In over 50 articles, four monographs and five edited volumes, Christian has made seminal contributions in several areas of ancient philosophy. His doctoral dissertation John Philoponus’ Criticism of Aristotle’s Theory of Ether, supervised by G.E.L. Owen and G.E.R. Lloyd, set the scene for a long and deep engagement not only with Philoponus, a sixth-century Christian commentator and critic of Aristotle’s philosophy. It also inaugurated Christian’s sustained and probing exploration of Aristotle’s natural philosophy and metaphysics, culminating in (among other things) important contributions to volumes of the Symposium Aristotelicum on Aristotle’s On Generation and Corruption (1999, published in 2004) and on the philosophical difficulties through which Aristotle puzzles his way in Book Beta of his Metaphysics (2002, published in 2009). Furthermore, it began a career-spanning fascination with philosophy in late antiquity, a strong fit with Princeton’s distinction in that field.

Soon after earning his Ph.D., Christian published two books on Philoponus’ criticisms of Aristotle’s natural philosophy: Philoponus Against Aristotle on the Eternity of the World (1987) and John Philoponus’ Criticism of Aristotle’s Theory of Ether (1988). These were soon followed by another book on closely related topics: Simplicius Against Philoponus on the Eternity of the World (1991), co-authored with David Furley, whom Christian was to succeed as a professor in classics at Princeton. The intellectual milieu of the later ancient commentators on Aristotle is dominated by Neoplatonism, a system of philosophical ideas characterized by a hierarchical conception of reality that is strongly influenced by Plato and Aristotle but that is at the same time distinctive. Christian’s interest in Neoplatonism may have started as part of his attempt to understand the fascinating historical figure of Philoponus, but it soon took on a life of its own, resulting in publications on Neoplatonist ethics (2002), and on Plotinus’ conception of nature (2009). Recently Christian published a magisterial article on Neoplatonism for the online Stanford Encylopedia of Philosophy (2016), and he is currently at work editing a Handbook of Neoplatonism that will be published by Oxford University Press.

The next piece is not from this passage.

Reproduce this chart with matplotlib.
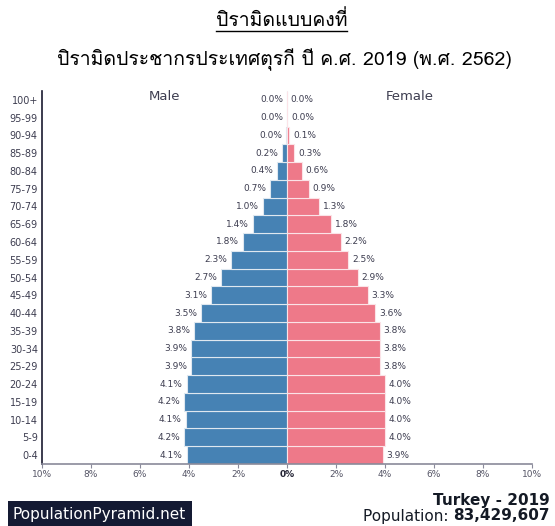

To anyone familiar with Christian’s work in ancient philosophy, it is clear that his interest in Philoponus is in large part a sympathetic one for a strikingly independent thinker. Operating against the background of thinkers who were deferential to the great philosophers of the past (above all, to Plato and Aristotle), Philoponus reads Aristotle as a fallible and flawed thinker and adopts an openly critical attitude towards a figure widely regarded as The Philosopher. Philoponus’ independence made visible intellectual possibilities that no one had explored before, and Christian’s engagement with the tradition of later ancient commentators on Aristotle continued and is continuing. Among the fruits of this engagement are the erudite and enormously helpful entries in the Stanford Encyclopedia on Philoponus, Elias, David, Olympiodorus, and Syrianus, all written between 2003 and 2009.

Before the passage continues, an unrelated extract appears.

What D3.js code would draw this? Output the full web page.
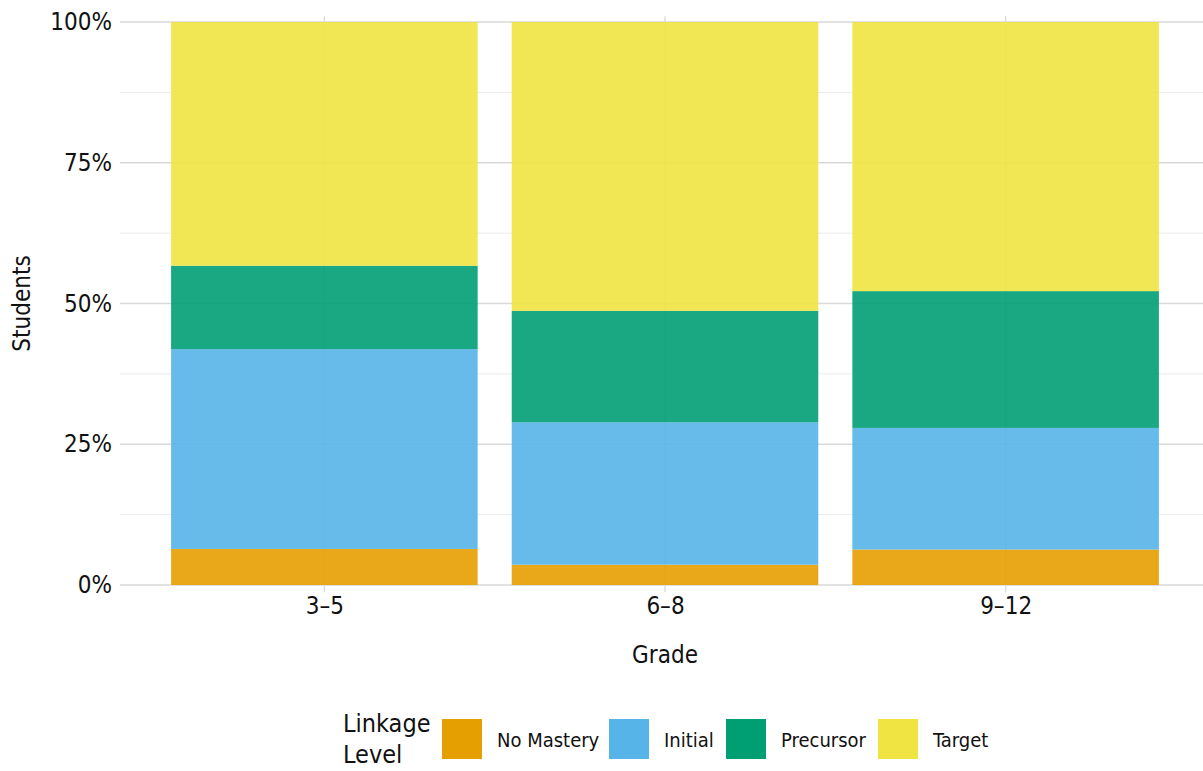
<!DOCTYPE html>
<html>
<head>
<meta charset="utf-8">
<script src="https://cdn.jsdelivr.net/npm/d3@7"></script>
<style>
  body { margin: 0; background: #fff; }
  text { font-family: "DejaVu Sans Condensed", "DejaVu Sans", sans-serif; font-stretch: condensed; fill: #111; }
</style>
</head>
<body>
<div id="container"></div>
<script>
// grade bands and linkage levels
let grades = ["3–5", "6–8", "9–12"];
let levels = ["No Mastery", "Initial", "Precursor", "Target"];
let colors = ["#E69F00", "#56B4E9", "#009E73", "#F0E442"];

// share of students per level (%)
let noMastery = [6.4, 3.6, 6.3];
let initial   = [35.5, 25.3, 21.6];
let precursor = [14.8, 19.8, 24.3];
let target    = [43.3, 51.3, 47.8];

let yTicks = [0, 0.25, 0.5, 0.75, 1];

let w = 1203;
let h = 771;
let plotLeft = 120;
let plotRight = 1210;
let plotTop = 22;
let plotBottom = 585;

let viz = d3.select("#container")
  .append("svg")
    .attr("width", w)
    .attr("height", h);

// build rows for stacking
let rows = grades.map(function(g, i){
  let total = noMastery[i] + initial[i] + precursor[i] + target[i];
  return {
    grade: g,
    "No Mastery": noMastery[i] / total,
    "Initial": initial[i] / total,
    "Precursor": precursor[i] / total,
    "Target": target[i] / total
  };
});
let stacked = d3.stack().keys(levels)(rows);

// discrete x positions like ggplot: 1..n with 0.6 expansion
let xScale = d3.scaleLinear().domain([0.4, grades.length + 0.6]).range([plotLeft, plotRight]);
let yScale = d3.scaleLinear().domain([0, 1]).range([plotBottom, plotTop]);
let colorScale = d3.scaleOrdinal().domain(levels).range(colors);
let barW = 0.9;

// grid
let grid = viz.append("g").attr("class", "grid");
let minor = d3.range(0.125, 1, 0.25);
grid.selectAll(".minor").data(minor).enter().append("line")
  .attr("x1", plotLeft).attr("x2", w)
  .attr("y1", d => yScale(d)).attr("y2", d => yScale(d))
  .attr("stroke", "#ebebeb").attr("stroke-width", 1);
grid.selectAll(".major").data(yTicks).enter().append("line")
  .attr("x1", plotLeft).attr("x2", w)
  .attr("y1", d => yScale(d)).attr("y2", d => yScale(d))
  .attr("stroke", "#d9d9d9").attr("stroke-width", 1.3);
grid.selectAll(".vmajor").data(grades).enter().append("line")
  .attr("x1", (d, i) => xScale(i + 1)).attr("x2", (d, i) => xScale(i + 1))
  .attr("y1", yScale(1.01)).attr("y2", yScale(-0.013))
  .attr("stroke", "#d9d9d9").attr("stroke-width", 1.3);

// bars
let barGroup = viz.append("g").attr("class", "bars");
barGroup.selectAll(".layer").data(stacked).enter().append("g")
    .attr("class", "layer")
    .attr("fill", d => colorScale(d.key))
    .attr("fill-opacity", 0.9)
  .selectAll("rect").data(d => d).enter().append("rect")
    .attr("x", (d, i) => xScale(i + 1 - barW / 2))
    .attr("width", xScale(barW) - xScale(0))
    .attr("y", d => yScale(d[1]))
    .attr("height", d => yScale(d[0]) - yScale(d[1]));

// y axis
let yAxis = d3.axisLeft(yScale).tickValues(yTicks).tickFormat(d3.format(".0%")).tickSize(0).tickPadding(8);
let yAxisGroup = viz.append("g")
    .attr("class", "yaxisgroup")
    .attr("transform", "translate(" + plotLeft + ",0)")
    .call(yAxis);
yAxisGroup.select(".domain").remove();
yAxisGroup.selectAll("text").style("font-size", "24px").attr("fill", "#111");

// x axis
let xAxis = d3.axisBottom(xScale).tickValues([1, 2, 3]).tickFormat(d => grades[d - 1]).tickSize(0).tickPadding(12);
let xAxisGroup = viz.append("g")
    .attr("class", "xaxisgroup")
    .attr("transform", "translate(0," + plotBottom + ")")
    .call(xAxis);
xAxisGroup.select(".domain").remove();
xAxisGroup.selectAll("text").style("font-size", "24px").attr("fill", "#111");

// axis titles
viz.append("text")
  .attr("x", xScale(2)).attr("y", 663)
  .attr("text-anchor", "middle")
  .style("font-size", "24px")
  .text("Grade");
viz.append("text")
  .attr("transform", "translate(30," + ((plotTop + plotBottom) / 2) + ") rotate(-90)")
  .attr("text-anchor", "middle")
  .style("font-size", "24px")
  .text("Students");

// legend
let legend = viz.append("g").attr("class", "legend");
legend.append("text").attr("x", 343).attr("y", 732).style("font-size", "25px").text("Linkage");
legend.append("text").attr("x", 343).attr("y", 763).style("font-size", "25px").text("Level");
let keyX = [442, 609, 726, 878];
let items = legend.selectAll(".item").data(levels).enter().append("g")
  .attr("class", "item")
  .attr("transform", (d, i) => "translate(" + keyX[i] + ",719)");
items.append("rect")
  .attr("width", 40).attr("height", 40)
  .attr("fill", d => colorScale(d));
items.append("text")
  .attr("x", 55).attr("y", 28)
  .style("font-size", "20px")
  .text(d => d);
</script>
</body>
</html>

In much of Christian’s work as a scholar and a teacher, one can see his appreciation of intellectual independence, of the imagination and courage it takes not to limit oneself to doing business as usual. The same is true of Christian’s interest in the literary aspects of ancient intellectual history. In 2002 he published Hyperesie und Epiphanie, subtitled “an exploration of the meaning of the gods in the plays of Euripides.” His careful readings showed that this allegedly “atheistic” playwright advanced a bold and innovative concept of piety as a willing service to the gods and their inhuman moral code even when it was reciprocated with disastrous effects.

Christian’s scholarly contributions to the study of ancient philosophy and of classics have been rich and varied, but remarkably cohesive. While at Princeton, Christian organized a long-standing and immensely successful philosophy reading group that, each week during each semester since fall 2001, has brought together faculty members and graduate students to pore over difficult texts. The classics department has profited from Christian’s wide knowledge of Greek literature and from his deep knowledge of the language, which he has taught to beginners and to graduate students wishing to try their hands at composing Greek prose.

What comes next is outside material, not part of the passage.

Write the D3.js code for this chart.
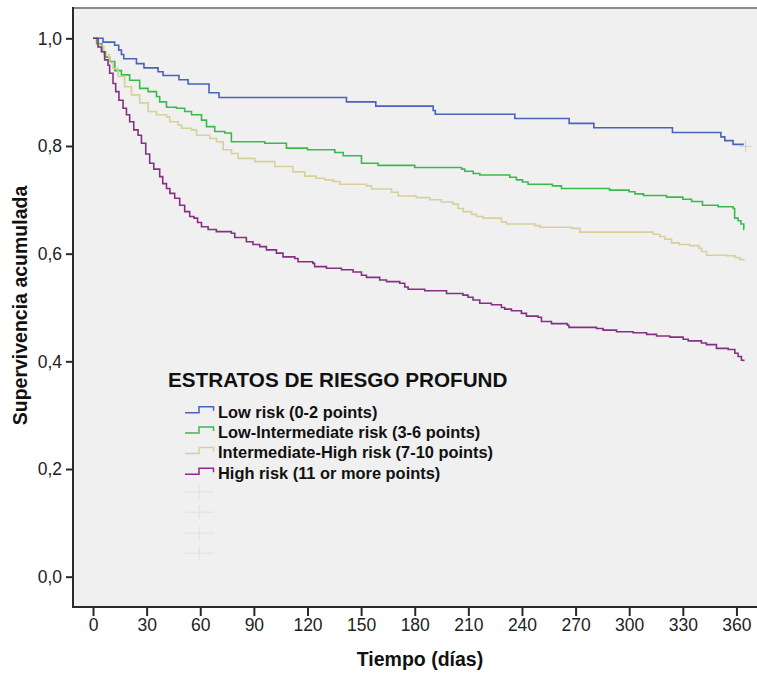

As a teacher, Christian has taught undergraduates mainstays like Plato, Aristotle, and the interdepartmental “Introduction to Ancient Philosophy” course and also innovative courses of his own: a course Christian developed on “From Pandora to Psychopathy: Evil from Antiquity to the Present” regularly drew hundreds of students eager to survey understandings of human wickedness ranging from Homer to the Holocaust. His graduate teaching is marked by the same breadth, supplementing the canonical authors with seminars on the letters of Plato and Aristotle, Plotinus, as well as Euripides and Isocrates. Christian’s encouraging advising has provided intellectual and moral support to graduate students, as well as stimulation of a multi-year reading group going through the Corpus Hermeticum, a syncretic collection of esoteric Greco-Egyptian wisdom texts that is neglected now but was a powerful stimulus to early Christianity and the Renaissance.

In addition his research and teaching, Christian has generously served the field through editorial work. He is an editor of the leading international journals of ancient philosophy, Apeiron and Philosophia Antiqua, and co-edits two monograph series, Philosophia Antiqua and Studien und Texte zu Antike und Christentum. Together with Michael Wachtel, professor of Slavic Languages and Literatures, he prepared a posthumous edition of Dionysos und die vordionysischen Kulte, a treatise on ancient religion by the Russian symbolist poet and Indo-Europeanist Vyacheslav Ivanov.

Christian has served as a member of the Managing Committee of the American School for Classical Studies in Athens and at Princeton served as head of Forbes College from 2006–10 as well as being actively involved with the Program in Classical Philosophy, the Center for the Study of Religion, and the Committee for the Study of Late Antiquity. His work as director of the Program for Hellenic Studies will be a particularly significant component of his legacy at Princeton: as he takes an especially long view of the history of Greek philosophy, so his advocacy for this program has helped foster a perspective on Greek culture as something continuous that resists a hierarchical periodization into classical, Byzantine, and modern.

Christian thus takes with him the gratitude and admiration of two departments as he goes on to the University of Pittsburgh and once again bestrides their Program in Classics, Philosophy, and Ancient Science and their Department of Classics as the Andrew W. Mellon Professor.